What to do - Each record below should be output verbatim, without pictures.

------ Listed records ------

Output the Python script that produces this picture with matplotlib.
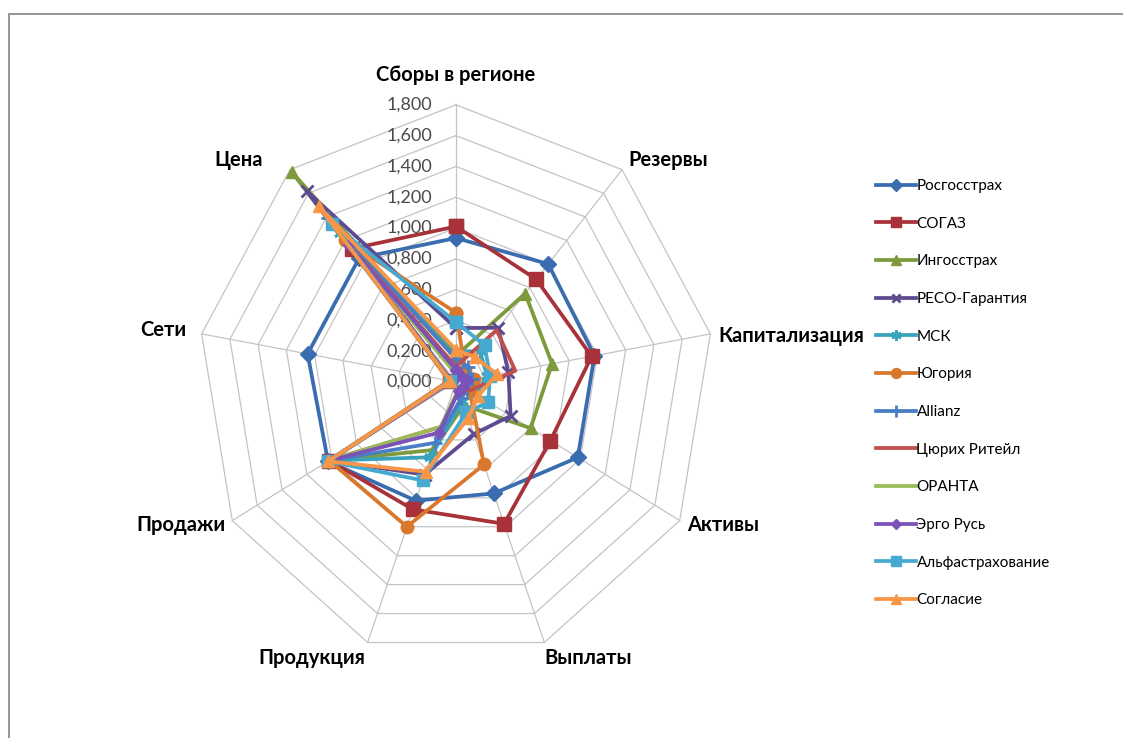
import numpy as np
import matplotlib
matplotlib.use("Agg")
import matplotlib.pyplot as plt
from matplotlib.patches import Rectangle

# ---- data -------------------------------------------------------------
categories = ["Сборы в регионе", "Резервы", "Капитализация", "Активы",
              "Выплаты", "Продукция", "Продажи", "Сети", "Цена"]

companies = ["Росгосстрах", "СОГАЗ", "Ингосстрах", "РЕСО-Гарантия", "МСК",
             "Югория", "Allianz", "Цюрих Ритейл", "ОРАНТА", "Эрго Русь",
             "Альфастрахование", "Согласие"]

rosgosstrakh = [0.935, 1.00, 0.98, 0.98, 0.77, 0.82, 1.03, 1.05, 1.05]
sogaz        = [1.01, 0.87, 0.96, 0.76, 0.98, 0.88, 1.02, 0.04, 1.13]
ingosstrakh  = [0.17, 0.75, 0.68, 0.60, 0.16, 0.47, 1.02, 0.03, 1.78]
reso         = [0.35, 0.46, 0.37, 0.44, 0.36, 0.64, 1.02, 0.04, 1.62]
msk          = [0.20, 0.26, 0.22, 0.16, 0.13, 0.52, 1.02, 0.04, 1.26]
yugoria      = [0.45, 0.10, 0.13, 0.11, 0.57, 1.00, 1.02, 0.05, 1.20]
allianz      = [0.15, 0.13, 0.11, 0.09, 0.11, 0.42, 1.02, 0.03, 1.39]
zurich       = [0.10, 0.44, 0.42, 0.11, 0.06, 0.31, 1.01, 0.03, 1.22]
oranta       = [0.05, 0.06, 0.05, 0.05, 0.05, 0.31, 1.01, 0.03, 1.24]
ergo         = [0.08, 0.05, 0.08, 0.06, 0.06, 0.35, 1.02, 0.03, 1.16]
alfa         = [0.39, 0.31, 0.24, 0.26, 0.21, 0.68, 1.03, 0.04, 1.34]
soglasie     = [0.21, 0.21, 0.29, 0.18, 0.25, 0.62, 1.03, 0.04, 1.49]

series_values = [rosgosstrakh, sogaz, ingosstrakh, reso, msk, yugoria,
                 allianz, zurich, oranta, ergo, alfa, soglasie]

tick_values = [0.0, 0.2, 0.4, 0.6, 0.8, 1.0, 1.2, 1.4, 1.6, 1.8]
tick_labels = ["0,000", "0,200", "0,400", "0,600", "0,800", "1,000",
               "1,200", "1,400", "1,600", "1,800"]

# ---- styles -----------------------------------------------------------
colors = ["#3A6CB0", "#A8323A", "#7D9B3C", "#5E4A8F", "#3AA3BC", "#D9782C",
          "#4A7EC4", "#C0504D", "#9BBB59", "#7A52B8", "#46AAD0", "#F79646"]
markers = ["D", "s", "^", "x", (6, 2, 0), "o", "+", None, None, "D", "s", "^"]
msizes = [8, 9.5, 9, 8, 9, 9, 10, 0, 0, 6.5, 9, 9]

FONT = ["Lato", "DejaVu Sans"]
plt.rcParams["font.family"] = FONT

W, H, DPI = 1123, 738, 100
fig = plt.figure(figsize=(W / DPI, H / DPI), dpi=DPI)
fig.patch.set_facecolor("white")

# chart frame
fig.add_artist(Rectangle((9 / W, -0.05), 1.2, (H - 14) / H + 0.05,
                         transform=fig.transFigure, fill=False,
                         edgecolor="#8C8C8C", linewidth=1.3))

# plot area: centre at (456, 382) px, 143.5 px per unit horizontally,
# 154 px per unit vertically
cx, cy, sx, sy = 456, 382, 143.5, 154.0
xl, yl = 2.4, 2.1
left_px = cx - xl * sx
top_px = cy - yl * sy
ax = fig.add_axes([left_px / W, (H - (top_px + 2 * yl * sy)) / H,
                   2 * xl * sx / W, 2 * yl * sy / H])
ax.set_xlim(-xl, xl)
ax.set_ylim(-yl, yl)
ax.axis("off")

n = len(categories)
theta = 2 * np.pi * np.arange(n) / n
ux, uy = np.sin(theta), np.cos(theta)

# polygon grid and spokes
grid_kw = dict(color="#C4C4C4", linewidth=0.9, zorder=1)
for r in tick_values[1:]:
    ax.plot(np.append(ux, ux[0]) * r, np.append(uy, uy[0]) * r, **grid_kw)
rmax = tick_values[-1]
for k in range(n):
    ax.plot([0, ux[k] * rmax], [0, uy[k] * rmax], **grid_kw)

# radial value labels
for r, lab in zip(tick_values, tick_labels):
    ax.annotate(lab, (0, r), xytext=(-24, 0), textcoords="offset pixels",
                ha="right", va="center", fontsize=13, color="#4A4A4A",
                zorder=2)

# category labels
label_offsets = [(0, 20, "center", "bottom"), (6, 0, "left", "bottom"),
                 (8, -2, "left", "center"), (7, -4, "left", "center"),
                 (0, -6, "left", "top"), (-2, -6, "right", "top"),
                 (-7, -4, "right", "center"), (-15, 4, "right", "center"),
                 (-27, 10, "right", "center")]
for k, name in enumerate(categories):
    dx, dy, ha, va = label_offsets[k]
    ax.annotate(name, (ux[k] * rmax, uy[k] * rmax), xytext=(dx, dy),
                textcoords="offset pixels", ha=ha, va=va, fontsize=14.5,
                fontweight="bold", color="black", annotation_clip=False)

# series
handles = []
for name, vals, col, mk, ms in zip(companies, series_values, colors,
                                   markers, msizes):
    v = np.asarray(vals)
    xs = np.append(v * ux, v[0] * ux[0])
    ys = np.append(v * uy, v[0] * uy[0])
    kw = dict(color=col, linewidth=2.7, zorder=3, solid_joinstyle="round")
    if mk is not None:
        mew = 2.0 if mk in ("x", "+") or isinstance(mk, tuple) else 1.0
        kw.update(marker=mk, markersize=ms, markerfacecolor=col,
                  markeredgecolor=col, markeredgewidth=mew)
    line, = ax.plot(xs, ys, label=name, **kw)
    handles.append(line)

leg = fig.legend(handles=handles, loc="upper left",
                 bbox_to_anchor=(876 / W, 1 - 179 / H), frameon=False,
                 fontsize=11, handlelength=2.6, handletextpad=0.05,
                 labelspacing=1.55, borderaxespad=0, borderpad=0,
                 markerscale=0.8)

fig.savefig("out.png", dpi=DPI, facecolor="white")
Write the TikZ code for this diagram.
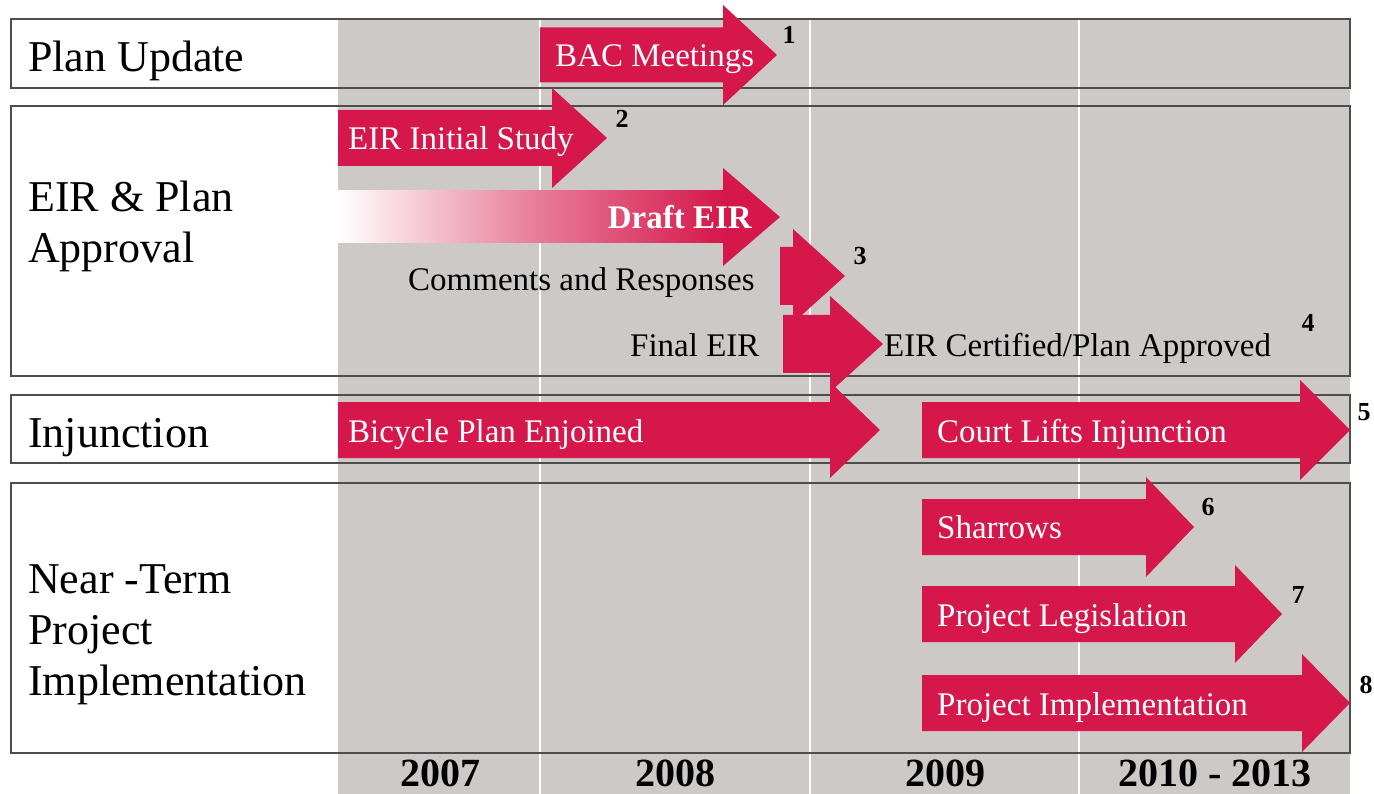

------

Task answer -
Output the Python script that produces this picture with matplotlib.
import numpy as np
import matplotlib
matplotlib.use("Agg")
import matplotlib.pyplot as plt
from matplotlib.patches import Rectangle

# ---- data -------------------------------------------------------------
categories = ["Сборы в регионе", "Резервы", "Капитализация", "Активы",
              "Выплаты", "Продукция", "Продажи", "Сети", "Цена"]

companies = ["Росгосстрах", "СОГАЗ", "Ингосстрах", "РЕСО-Гарантия", "МСК",
             "Югория", "Allianz", "Цюрих Ритейл", "ОРАНТА", "Эрго Русь",
             "Альфастрахование", "Согласие"]

rosgosstrakh = [0.935, 1.00, 0.98, 0.98, 0.77, 0.82, 1.03, 1.05, 1.05]
sogaz        = [1.01, 0.87, 0.96, 0.76, 0.98, 0.88, 1.02, 0.04, 1.13]
ingosstrakh  = [0.17, 0.75, 0.68, 0.60, 0.16, 0.47, 1.02, 0.03, 1.78]
reso         = [0.35, 0.46, 0.37, 0.44, 0.36, 0.64, 1.02, 0.04, 1.62]
msk          = [0.20, 0.26, 0.22, 0.16, 0.13, 0.52, 1.02, 0.04, 1.26]
yugoria      = [0.45, 0.10, 0.13, 0.11, 0.57, 1.00, 1.02, 0.05, 1.20]
allianz      = [0.15, 0.13, 0.11, 0.09, 0.11, 0.42, 1.02, 0.03, 1.39]
zurich       = [0.10, 0.44, 0.42, 0.11, 0.06, 0.31, 1.01, 0.03, 1.22]
oranta       = [0.05, 0.06, 0.05, 0.05, 0.05, 0.31, 1.01, 0.03, 1.24]
ergo         = [0.08, 0.05, 0.08, 0.06, 0.06, 0.35, 1.02, 0.03, 1.16]
alfa         = [0.39, 0.31, 0.24, 0.26, 0.21, 0.68, 1.03, 0.04, 1.34]
soglasie     = [0.21, 0.21, 0.29, 0.18, 0.25, 0.62, 1.03, 0.04, 1.49]

series_values = [rosgosstrakh, sogaz, ingosstrakh, reso, msk, yugoria,
                 allianz, zurich, oranta, ergo, alfa, soglasie]

tick_values = [0.0, 0.2, 0.4, 0.6, 0.8, 1.0, 1.2, 1.4, 1.6, 1.8]
tick_labels = ["0,000", "0,200", "0,400", "0,600", "0,800", "1,000",
               "1,200", "1,400", "1,600", "1,800"]

# ---- styles -----------------------------------------------------------
colors = ["#3A6CB0", "#A8323A", "#7D9B3C", "#5E4A8F", "#3AA3BC", "#D9782C",
          "#4A7EC4", "#C0504D", "#9BBB59", "#7A52B8", "#46AAD0", "#F79646"]
markers = ["D", "s", "^", "x", (6, 2, 0), "o", "+", None, None, "D", "s", "^"]
msizes = [8, 9.5, 9, 8, 9, 9, 10, 0, 0, 6.5, 9, 9]

FONT = ["Lato", "DejaVu Sans"]
plt.rcParams["font.family"] = FONT

W, H, DPI = 1123, 738, 100
fig = plt.figure(figsize=(W / DPI, H / DPI), dpi=DPI)
fig.patch.set_facecolor("white")

# chart frame
fig.add_artist(Rectangle((9 / W, -0.05), 1.2, (H - 14) / H + 0.05,
                         transform=fig.transFigure, fill=False,
                         edgecolor="#8C8C8C", linewidth=1.3))

# plot area: centre at (456, 382) px, 143.5 px per unit horizontally,
# 154 px per unit vertically
cx, cy, sx, sy = 456, 382, 143.5, 154.0
xl, yl = 2.4, 2.1
left_px = cx - xl * sx
top_px = cy - yl * sy
ax = fig.add_axes([left_px / W, (H - (top_px + 2 * yl * sy)) / H,
                   2 * xl * sx / W, 2 * yl * sy / H])
ax.set_xlim(-xl, xl)
ax.set_ylim(-yl, yl)
ax.axis("off")

n = len(categories)
theta = 2 * np.pi * np.arange(n) / n
ux, uy = np.sin(theta), np.cos(theta)

# polygon grid and spokes
grid_kw = dict(color="#C4C4C4", linewidth=0.9, zorder=1)
for r in tick_values[1:]:
    ax.plot(np.append(ux, ux[0]) * r, np.append(uy, uy[0]) * r, **grid_kw)
rmax = tick_values[-1]
for k in range(n):
    ax.plot([0, ux[k] * rmax], [0, uy[k] * rmax], **grid_kw)

# radial value labels
for r, lab in zip(tick_values, tick_labels):
    ax.annotate(lab, (0, r), xytext=(-24, 0), textcoords="offset pixels",
                ha="right", va="center", fontsize=13, color="#4A4A4A",
                zorder=2)

# category labels
label_offsets = [(0, 20, "center", "bottom"), (6, 0, "left", "bottom"),
                 (8, -2, "left", "center"), (7, -4, "left", "center"),
                 (0, -6, "left", "top"), (-2, -6, "right", "top"),
                 (-7, -4, "right", "center"), (-15, 4, "right", "center"),
                 (-27, 10, "right", "center")]
for k, name in enumerate(categories):
    dx, dy, ha, va = label_offsets[k]
    ax.annotate(name, (ux[k] * rmax, uy[k] * rmax), xytext=(dx, dy),
                textcoords="offset pixels", ha=ha, va=va, fontsize=14.5,
                fontweight="bold", color="black", annotation_clip=False)

# series
handles = []
for name, vals, col, mk, ms in zip(companies, series_values, colors,
                                   markers, msizes):
    v = np.asarray(vals)
    xs = np.append(v * ux, v[0] * ux[0])
    ys = np.append(v * uy, v[0] * uy[0])
    kw = dict(color=col, linewidth=2.7, zorder=3, solid_joinstyle="round")
    if mk is not None:
        mew = 2.0 if mk in ("x", "+") or isinstance(mk, tuple) else 1.0
        kw.update(marker=mk, markersize=ms, markerfacecolor=col,
                  markeredgecolor=col, markeredgewidth=mew)
    line, = ax.plot(xs, ys, label=name, **kw)
    handles.append(line)

leg = fig.legend(handles=handles, loc="upper left",
                 bbox_to_anchor=(876 / W, 1 - 179 / H), frameon=False,
                 fontsize=11, handlelength=2.6, handletextpad=0.05,
                 labelspacing=1.55, borderaxespad=0, borderpad=0,
                 markerscale=0.8)

fig.savefig("out.png", dpi=DPI, facecolor="white")
Write the TikZ code for this diagram.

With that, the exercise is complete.